Collectively the results support the notion that glutamate induces excessive mitochondrial ROS production, resulting in deltaN-Bcl-xL accumulation, drop in mitochondria delta psi, caspase activation and cell death.  They also provide some data indicating that TCT partially counteracts glutamate-induced cell death, by preventing ROS accumulation and caspase activation.

 Major point :

a major gap in the study is that it is not known whether the activation of caspases is upstream or downstream of ROS accumulation. This should be checked e.g. using caspase inhibitors (see comments below). 

Specific points:

Figure 1 E. DAPI staining is almost undetectable. This should be corrected.

Changed

Figure 2 C. DAPI alone is missing. This should be corrected.

Changed

Figure 3. Is there any effect of glutamate on full length Bcl-xL level/subcellular distribution?
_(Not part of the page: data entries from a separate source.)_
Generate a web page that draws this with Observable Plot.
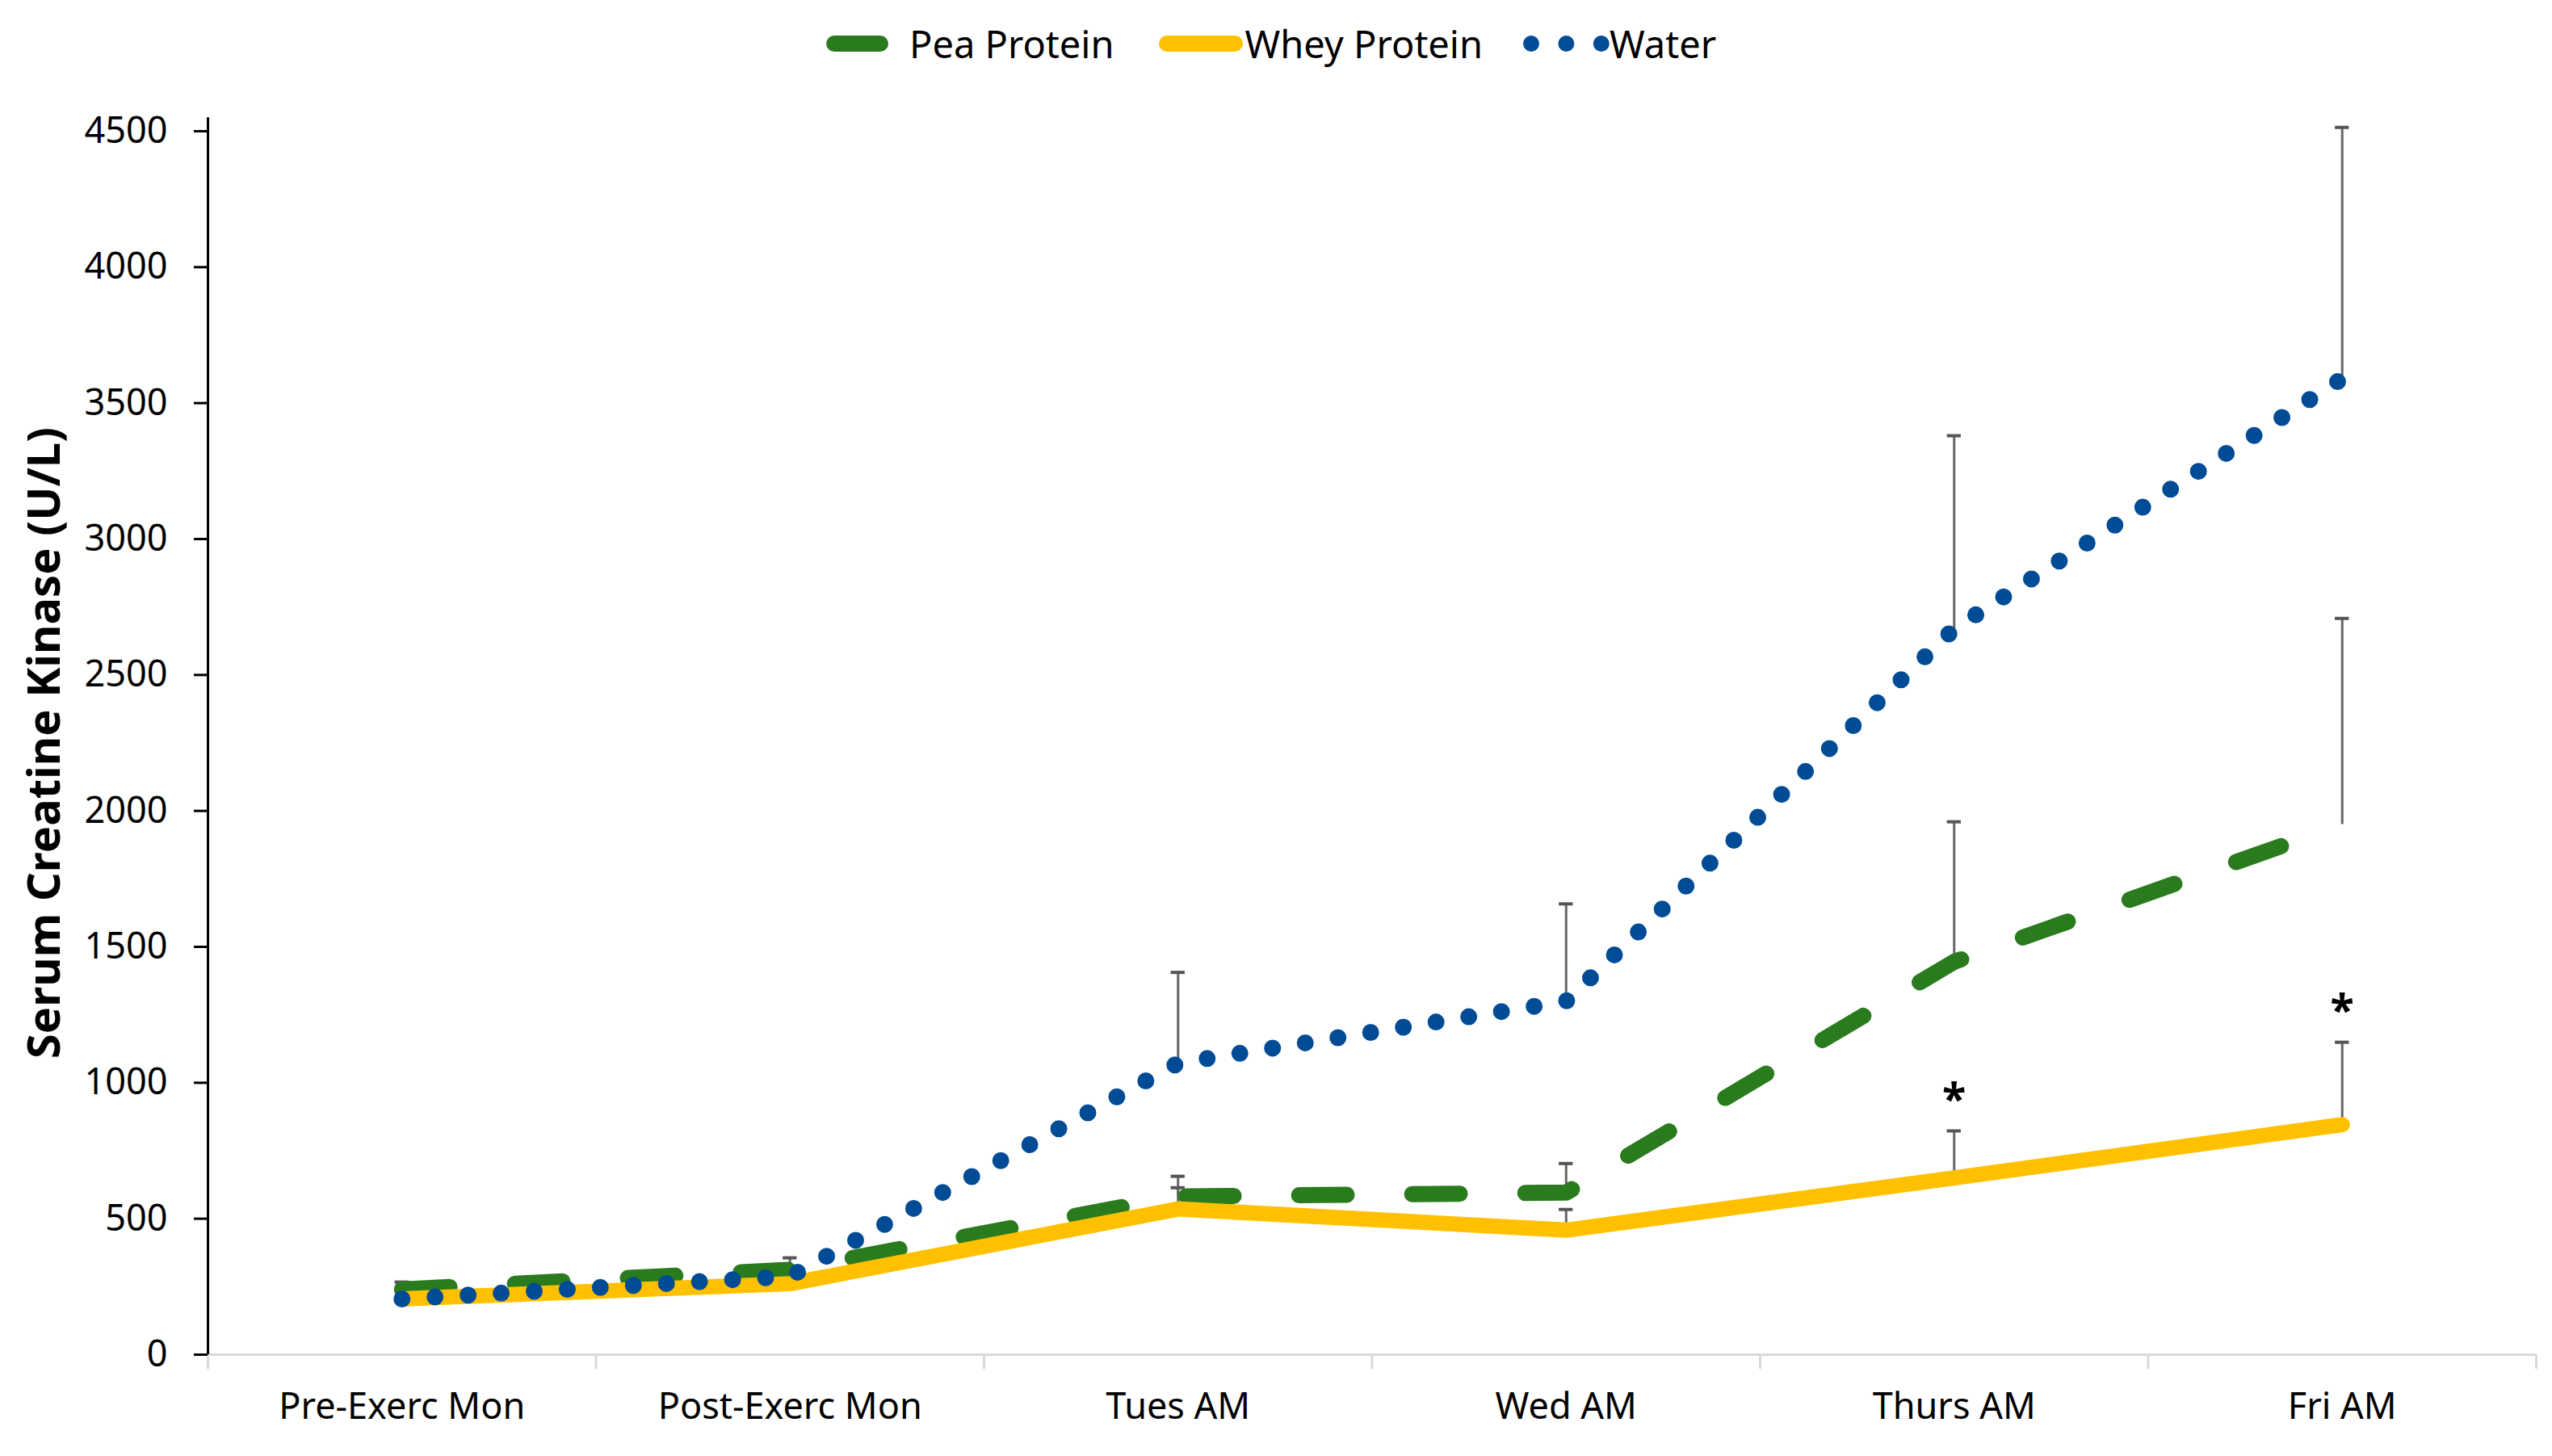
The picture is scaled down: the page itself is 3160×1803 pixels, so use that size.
<!DOCTYPE html>
<html>
<head>
<meta charset="utf-8">
<script src="https://cdn.jsdelivr.net/npm/d3@7"></script>
<script src="https://cdn.jsdelivr.net/npm/@observablehq/plot@0.6"></script>
<style>
  html, body { margin: 0; padding: 0; background: #ffffff; }
  body { width: 3160px; height: 1803px; overflow: hidden; font-family: "Noto Sans", sans-serif; }
  #legend { height: 108px; display: flex; align-items: center; justify-content: flex-start; padding-left: 1013px; font-size: 47px; color: #000; }
  #legend .item { display: flex; align-items: center; }
  #legend svg { display: block; }
</style>
</head>
<body>
<div id="legend"></div>
<div id="chart"></div>
<script>
// ---- data ----
const categories = ["Pre-Exerc Mon", "Post-Exerc Mon", "Tues AM", "Wed AM", "Thurs AM", "Fri AM"];
const peaMean   = [240, 312, 582, 596, 1445, 1950];
const peaUpper  = [267, 356, 656, 703, 1960, 2708];
const wheyMean  = [205, 261, 536, 458, 650, 846];
const wheyUpper = [null, null, 614, 534, 823, 1149];
const waterMean = [205, 288, 1072, 1300, 2670, 3590];
const waterUpper= [null, null, 1406, 1658, 3380, 4514];
const significant = ["Thurs AM", "Fri AM"]; // asterisks above Whey
const yTicks = [0, 500, 1000, 1500, 2000, 2500, 3000, 3500, 4000, 4500];
const yAxisTop = 4550;
const seriesNames = ["Pea Protein", "Whey Protein", "Water"];
const yTitle = "Serum Creatine Kinase (U/L)";

// ---- styles ----
const colors = {"Pea Protein": "#2a7b1e", "Whey Protein": "#ffc000", "Water": "#004b96"};

// ---- tables built from arrays ----
const rows = categories.map((c, i) => ({
  i, c,
  pea: peaMean[i], peaU: peaUpper[i],
  whey: wheyMean[i], wheyU: wheyUpper[i],
  water: waterMean[i], waterU: waterUpper[i]
}));
const errs = [];
for (const r of rows) {
  if (r.peaU != null) errs.push({i: r.i, lo: r.pea, hi: r.peaU});
  if (r.wheyU != null) errs.push({i: r.i, lo: r.whey, hi: r.wheyU});
  if (r.waterU != null) errs.push({i: r.i, lo: r.water, hi: r.waterU});
}
const stars = rows.filter(r => significant.includes(r.c));
const idx = categories.map((c, i) => i);
const bounds = d3.range(categories.length + 1).map(k => k - 0.5);
const capHalf = 0.018;

const chart = Plot.plot({
  width: 3160,
  height: 1695,
  marginLeft: 257,
  marginRight: 20,
  marginTop: 54,
  marginBottom: 126,
  style: {fontFamily: "Noto Sans", background: "#ffffff", color: "#000", overflow: "visible"},
  x: {domain: [-0.5, categories.length - 0.5]},
  y: {domain: [0, 4500]},
  marks: [
    // x axis baseline and band-boundary ticks
    Plot.ruleY([0], {stroke: "#d9d9d9", strokeWidth: 3}),
    Plot.axisX({ticks: bounds, tickSize: 18, tickFormat: () => "", stroke: "#d9d9d9", strokeWidth: 3, label: null}),
    Plot.axisX({ticks: idx, tickSize: 0, tickPadding: 48, tickFormat: i => categories[i], fontSize: 45, fill: "#000", label: null}),
    // y axis
    Plot.ruleX([-0.5], {y1: 0, y2: yAxisTop, stroke: "#000", strokeWidth: 3, clip: false}),
    Plot.axisY({ticks: yTicks, tickSize: 17, tickPadding: 33, tickFormat: d => String(d), fontSize: 45, stroke: "#000", strokeWidth: 3, fill: "#000", label: null}),
    Plot.text([yTitle], {frameAnchor: "left", dx: -201, rotate: -90, textAnchor: "middle", text: d => d, fontSize: 56, fontWeight: "bold", fill: "#000"}),
    // error bars
    Plot.ruleX(errs, {x: "i", y1: "lo", y2: "hi", stroke: "#666666", strokeWidth: 3}),
    Plot.ruleY(errs, {y: "hi", x1: d => d.i - capHalf, x2: d => d.i + capHalf, stroke: "#555555", strokeWidth: 4}),
    // lines
    Plot.line(rows, {x: "i", y: "pea", stroke: colors["Pea Protein"], strokeWidth: 20, strokeDasharray: "59,81", strokeLinecap: "round", strokeLinejoin: "round"}),
    Plot.line(rows, {x: "i", y: "whey", stroke: colors["Whey Protein"], strokeWidth: 19, strokeLinecap: "round", strokeLinejoin: "round"}),
    Plot.line(rows, {x: "i", y: "water", stroke: colors["Water"], strokeWidth: 21, strokeDasharray: "0,41", strokeLinecap: "round", strokeLinejoin: "round"}),
    // significance asterisks
    Plot.text(stars, {x: "i", y: "wheyU", text: () => "*", dy: -38, fontSize: 54, fontWeight: "bold", fill: "#000"})
  ]
});
document.getElementById("chart").appendChild(chart);

// ---- legend ----
const legend = d3.select("#legend");
const swatches = {
  "Pea Protein": {w: 113, draw: g => g.append("line").attr("x1", 20).attr("x2", 77).attr("y1", 22).attr("y2", 22)
      .attr("stroke", colors["Pea Protein"]).attr("stroke-width", 20).attr("stroke-linecap", "round")},
  "Whey Protein": {w: 162, draw: g => g.append("line").attr("x1", 65).attr("x2", 149).attr("y1", 22).attr("y2", 22)
      .attr("stroke", colors["Whey Protein"]).attr("stroke-width", 20).attr("stroke-linecap", "round")},
  "Water": {w: 157, draw: g => {
      g.append("line").attr("x1", 60).attr("x2", 147).attr("y1", 22).attr("y2", 22)
        .attr("stroke", colors["Water"]).attr("stroke-width", 20).attr("stroke-dasharray", "0,43.4").attr("stroke-linecap", "round");
    }}
};
seriesNames.forEach(name => {
  const it = legend.append("div").attr("class", "item");
  const s = swatches[name];
  const svg = it.append("svg").attr("width", s.w).attr("height", 44);
  s.draw(svg);
  it.append("span").text(name);
});
</script>
</body>
</html>
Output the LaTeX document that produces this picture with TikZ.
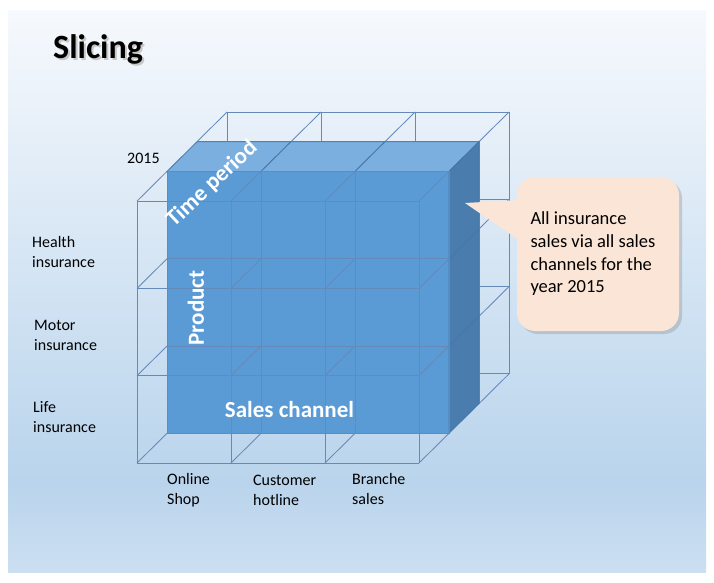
\documentclass[tikz,border=0pt]{standalone}
\usepackage{fontspec}
\setmainfont{Carlito}
\usepackage{tikz}
\usetikzlibrary{shapes,shadows,calc,positioning}

\definecolor{wirecol}{HTML}{6589B9}
\definecolor{slabfront}{HTML}{5B9BD5}
\definecolor{slabtop}{HTML}{7BAFE0}
\definecolor{slabside}{HTML}{4A7DAE}
\definecolor{slabedge}{HTML}{4677AA}
\definecolor{notefill}{HTML}{FBE5D6}
\definecolor{bgtop}{HTML}{F6F9FD}
\definecolor{bgmid}{HTML}{B9D4EC}
\definecolor{bgbot}{HTML}{CCDFF1}

\pgfdeclareverticalshading{slicebg}{100bp}{color(0bp)=(bgbot); color(25bp)=(bgbot); color(33bp)=(bgmid); color(75bp)=(bgtop); color(100bp)=(bgtop)}

\newcommand{\shadowed}[2][black!35]{\makebox[0pt][l]{\kern2pt\raisebox{-2pt}{\textcolor{#1}{#2}}}#2}

\tikzset{
  wire/.style={wirecol, line width=0.85pt},
  cellfront/.style={fill=slabfront, draw=slabedge, line width=0.8pt},
  celltop/.style={fill=slabtop, draw=slabedge, line width=0.8pt},
  cellside/.style={fill=slabside, draw=slabedge, line width=0.8pt},
  lbl/.style={font=\fontsize{16}{20}\selectfont, align=flush left, anchor=base west, inner sep=0pt},
  axislbl/.style={font=\fontsize{23}{27}\selectfont\bfseries, text=white, inner sep=0pt},
  note/.style={fill=notefill, rounded corners=18pt, minimum width=162pt, minimum height=154pt,
    text width=135pt, inner xsep=13pt, align=flush left, font=\fontsize{18.5}{22.7}\selectfont,
    drop shadow={opacity=0.3, shadow xshift=3pt, shadow yshift=-3pt}}
}

\begin{document}
\begin{tikzpicture}[x=1pt,y=-1pt]
\useasboundingbox (0,0) rectangle (714,582);
\shade[shading=slicebg] (8,10) rectangle (706,572);

\node (title) [font=\fontsize{34}{40}\selectfont\bfseries, anchor=base west, inner sep=0pt] at (53,58) {\shadowed[black!22]{Slicing}};

\begin{scope}[shift={(137,463)}, x={(94pt,0pt)}, y={(0pt,87.3pt)}, z={(30pt,29.7pt)}]
\foreach \j in {0,...,3}
  \foreach \k in {2,3}
    \draw[wire] (0,\j,\k) -- (3,\j,\k);
\foreach \i in {0,...,3}
  \foreach \k in {2,3}
    \draw[wire] (\i,0,\k) -- (\i,3,\k);
\foreach \i in {0,...,3}
  \foreach \j in {0,...,3}
    \draw[wire] (\i,\j,2) -- (\i,\j,3);

\foreach \i in {0,1,2}
  \foreach \j in {0,1,2}
    \filldraw[cellfront] (\i,\j,1) -- (\i+1,\j,1) -- (\i+1,\j+1,1) -- (\i,\j+1,1) -- cycle;
\foreach \i in {0,1,2}
  \filldraw[celltop] (\i,3,1) -- (\i+1,3,1) -- (\i+1,3,2) -- (\i,3,2) -- cycle;
\foreach \j in {0,1,2}
  \filldraw[cellside] (3,\j,1) -- (3,\j,2) -- (3,\j+1,2) -- (3,\j+1,1) -- cycle;

\foreach \j in {0,...,3}
  \foreach \k in {0,1}
    \draw[wire] (0,\j,\k) -- (3,\j,\k);
\foreach \i in {0,...,3}
  \foreach \k in {0,1}
    \draw[wire] (\i,0,\k) -- (\i,3,\k);
\foreach \i in {0,...,3}
  \foreach \j in {0,...,3}
    \draw[wire] (\i,\j,0) -- (\i,\j,1);
\end{scope}

\node[axislbl, rotate=43] (time) at (212,184) {Time period};
\node[axislbl, rotate=90] (product) at (196,308) {Product};
\node[axislbl, anchor=base] (channel) at (289.5,417) {Sales channel};

\node[lbl] (year) at (127,163) {2015};
\node[lbl] (health) at (32,267) {Health\\insurance};
\node[lbl] (motor) at (34,350) {Motor\\insurance};
\node[lbl] (life) at (33,432) {Life\\insurance};
\node[lbl] (online) at (167,504) {Online\\Shop};
\node[lbl] (hotline) at (253,505) {Customer\\hotline};
\node[lbl] (branch) at (352,504) {Branche\\sales};

\node[note] (remark) at (598,254) {All insurance\\sales via all sales\\channels for the\\year 2015};
\coordinate (tip) at (465,203);
\fill[notefill] (tip) -- ($(remark.west)+(2,-54)$) -- ($(remark.west)+(2,-14)$) -- cycle;
\end{tikzpicture}
\end{document}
This information should be added to panel A & E. Unfortunately, IHC pictures in panel E are not very informative due to poor resolution; subcellular distribution of deltaN-Bcl-xL should be adressed using alternative methods such as cell fractionation or transmission electron microscopy (immunogold).   

We have published that there is no significant change with Bcl-xL upon glutamate treatment, perhaps because of its high abundance compare to ΔN-Bcl-xL (Park at al. Cell Death and Differentiation, 2017). Figure 3E is removed.

Figure 4. Overall glutamate seems to alter mitochondrial ETC. It is not clear if caspase activation is a cause or a consequence of mitochondrial metabolic dysfunction. This issue should be adress by using ZVAD-fmk or alternative caspase inhibitors.

We have already reported data using various caspase inhibitors such as Ac-DEVD-CHO and zVAD-fmk previously (Jonas et al. 2004; Park et al. 2017). References are updated, and this information is more clearly explained in the text on page 137.

Figure 5. Same comment as above. Any effect of TCT on caspase activity? Does caspase inactivation restores mitochondrial potential?   

Again, we have already reported data using various caspase inhibitors previously (Jonas et al. 2004; Park et al. 2017). References are updated, and this information is more clearly explained in the text on page 137.

In addition, caspase is an upstream target of ΔN-Bcl-xL formation in this project, therefore application of caspase inhibitor where ΔN-Bcl-xL is already over-expressed (Figure 5) may not provide a direct mechanism.  ΔN-Bcl-xL will cause downstream ROS production with subsequent activation of caspase 3 and cleavage of full length Bcl-xL. This will be attenuated by TCT.

Round 2

Reviewer 1 Report

The authors adequately addressed the previous concerns in the revised manuscript.

Author Response

Thank you very much for your positive response.